Residents of Ahero move to safer grounds after their houses were flooded
following heavy El Nino rains on November 18, 2015. The EU set aside
the kitty to prevent loss of life and destruction of property in the
Horn of Africa region. PHOTO | FILE
By IMMACULATE KARAMBU, ikarambu@ke.nationmedia.com
In Summary
- The money will be shared out between Kenya, Djibouti, Ethiopia, Eritrea, Uganda, Somali and Uganda.
- The EU set aside the kitty to prevent loss of life and destruction of property in the Horn of Africa region.
Kenya is set to benefit from a Sh8.5 billion kitty
set aside by the European Union to prevent loss of life and destruction
of property in the Horn of Africa region as a result of the ongoing El
Niño rains.
The money will be shared out between Kenya, Djibouti,
Ethiopia, Eritrea, Uganda, Somali and Uganda, which according to the EU
have a combined 14.4 million people affected by the heavy rains so far.
The EU has announced aid of up to Sh13.5 billion to
finance emergency actions in countries affected by the El Niño rains in
Africa, the Caribbean, Central and South America.
“We need to react now so El Niño does not undermine
the efforts in poverty alleviation in many countries in the world that
have fought so hard to achieve. Today the EU is boosting its efforts to
prevent a crisis that could cause instability in the longer term,” said
European Commissioner for International Cooperation and Development
Neven Mimica.
EU expects the current El Niño to be the strongest
on record surpassing a similar one that was experienced between 1997 and
1998.
Of the total amount EU has allocated for the
humanitarian aid, Sh12.9 billion will come from the European Development
Fund Reserves and Sh648 million from the humanitarian budget.
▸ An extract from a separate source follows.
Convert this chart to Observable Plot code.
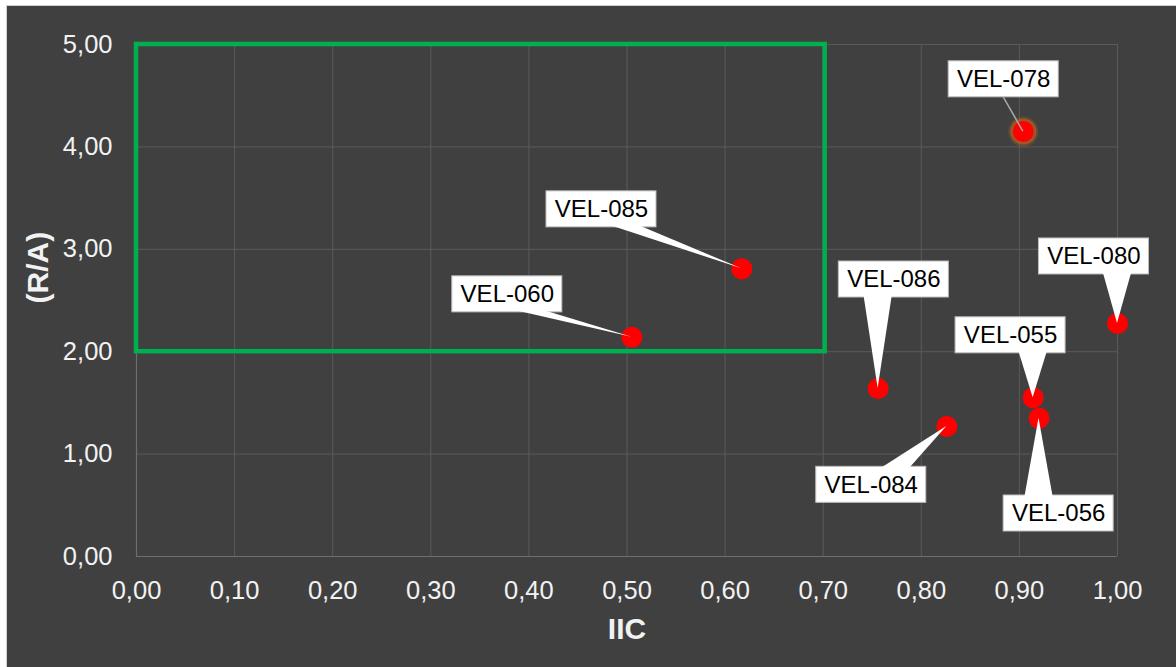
<!DOCTYPE html>
<html><head><meta charset="utf-8">
<script src="https://cdn.jsdelivr.net/npm/d3@7"></script>
<script src="https://cdn.jsdelivr.net/npm/@observablehq/plot@0.6"></script>
<style>
html,body{margin:0;padding:0;background:#ffffff;}
#wrap{position:absolute;left:6px;top:5px;width:1169px;height:661px;background:#404040;border-left:1px solid #d0d0d0;border-top:1px solid #d0d0d0;}
#wrap svg{display:block;}
</style></head><body><div id="wrap"></div>
<script>
// ---- data ----
const names  = ["VEL-060", "VEL-085", "VEL-078", "VEL-086", "VEL-080", "VEL-055", "VEL-056", "VEL-084"];
const iic    = [0.505, 0.617, 0.904, 0.756, 1.000, 0.914, 0.920, 0.826];
const ra     = [2.14, 2.81, 4.15, 1.64, 2.275, 1.55, 1.35, 1.27];
// label anchor positions (data units)
const labelX = [0.378, 0.474, 0.884, 0.772, 0.976, 0.891, 0.940, 0.749];
const labelY = [2.56, 3.39, 4.66, 2.705, 2.93, 2.16, 0.42, 0.70];
const glowing = ["VEL-078"];
const leaderOnly = ["VEL-078"];
const xTicks = [0, 0.1, 0.2, 0.3, 0.4, 0.5, 0.6, 0.7, 0.8, 0.9, 1.0];
const yTicks = [0, 1, 2, 3, 4, 5];
const zoneIIC = [0, 0.702];
const zoneRA = [2, 5];
const xTitle = "IIC";
const yTitle = "(R/A)";

const rows = names.map((n, i) => ({name: n, iic: iic[i], ra: ra[i], lx: labelX[i], ly: labelY[i]}));
const zone = [{x1: zoneIIC[0], x2: zoneIIC[1], y1: zoneRA[0], y2: zoneRA[1]}];
const fmt = d => d.toFixed(2).replace(".", ",");

const BOX_W = 110, BOX_H = 36, HALF_BASE = 14;

function callouts(index, scales) {
  const g = d3.create("svg:g");
  rows.forEach(r => {
    const px = scales.x(r.iic), py = scales.y(r.ra);
    const bx = scales.x(r.lx), by = scales.y(r.ly);
    g.append("rect")
      .attr("x", bx - BOX_W / 2).attr("y", by - BOX_H / 2)
      .attr("width", BOX_W).attr("height", BOX_H)
      .attr("fill", "#ffffff").attr("stroke", "#bfbfbf").attr("stroke-width", 1);
    if (leaderOnly.includes(r.name)) {
      g.append("line")
        .attr("x1", bx).attr("y1", by + BOX_H / 2)
        .attr("x2", px).attr("y2", py)
        .attr("stroke", "#a6a6a6").attr("stroke-width", 1.5);
    } else {
      const below = py > by;
      const edgeY = below ? by + BOX_H / 2 - 1 : by - BOX_H / 2 + 1;
      const cx = bx + Math.max(-25, Math.min(25, px - bx));
      g.append("polygon")
        .attr("points", `${cx - HALF_BASE},${edgeY} ${cx + HALF_BASE},${edgeY} ${px},${py}`)
        .attr("fill", "#ffffff");
    }
  });
  return g.node();
}

const chart = Plot.plot({
  width: 1169,
  height: 661,
  marginLeft: 129,
  marginRight: 59,
  marginTop: 38,
  marginBottom: 111,
  style: {background: "transparent", color: "#f2f2f2", fontFamily: "'Liberation Sans', Arial, sans-serif", fontSize: "25.5px"},
  x: {domain: [0, 1]},
  y: {domain: [0, 5]},
  marks: [
    Plot.ruleX(xTicks, {stroke: "#5a5a5a", strokeWidth: 1}),
    Plot.ruleY(yTicks, {stroke: "#5a5a5a", strokeWidth: 1}),
    Plot.ruleX([0], {stroke: "#6e6e6e", strokeWidth: 1.2}),
    Plot.ruleY([0], {stroke: "#6e6e6e", strokeWidth: 1.2}),
    Plot.axisX(xTicks, {tickSize: 0, tickPadding: 24, tickFormat: fmt, label: null, fontSize: 25.5, fill: "#f2f2f2"}),
    Plot.axisY(yTicks, {tickSize: 0, tickPadding: 24, tickFormat: fmt, label: null, fontSize: 25.5, fill: "#f2f2f2"}),
    Plot.rect(zone, {x1: "x1", x2: "x2", y1: "y1", y2: "y2", fill: "none", stroke: "#00b050", strokeWidth: 4.5}),
    Plot.dot(rows.filter(r => glowing.includes(r.name)), {x: "iic", y: "ra", r: 15, fill: "#d0621a", fillOpacity: 0.25}),
    Plot.dot(rows.filter(r => glowing.includes(r.name)), {x: "iic", y: "ra", r: 13, fill: "#e06a1a", fillOpacity: 0.45}),
    Plot.dot(rows, {x: "iic", y: "ra", r: 10.5, fill: "#ff0000"}),
    callouts,
    Plot.text(rows, {x: "lx", y: "ly", text: "name", fill: "#000000", fontSize: 24, textAnchor: "middle", lineAnchor: "middle"}),
    Plot.text([xTitle], {frameAnchor: "bottom", dy: 82, fontWeight: "bold", fontSize: 30, fill: "#f2f2f2"}),
    Plot.text([yTitle], {frameAnchor: "left", dx: -98, dy: 3, rotate: -90, fontWeight: "bold", fontSize: 30, fill: "#f2f2f2"})
  ]
});
document.getElementById("wrap").appendChild(chart);
</script>
</body></html>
The funds will be utilised to save lives and
increase resilience in the affected countries to mitigate further damage
and address immediate needs of water, shelter, health and nutrition.
The financing comes at a time when the World Bank
has announced a Sh1.6 trillion budget to help African countries build
resilience to climate change shocks.
In September, the government said that it had set
aside Sh5 billion and put on standby 70,000 National Youth Service
members in readiness for the El Niño rains.
A similar move by counties to set aside as much as
Sh50 million for a similar cause has however been criticised with those
opposed to the allocations saying that it may lead to embezzlement of
funds by county authorities.
Mid last month, the cabinet secretary for the
National Treasury Henry Rotich scaled down the country’s growth
prospects for this year due to the El Niño rains which he said slowed
down business activity across various sectors.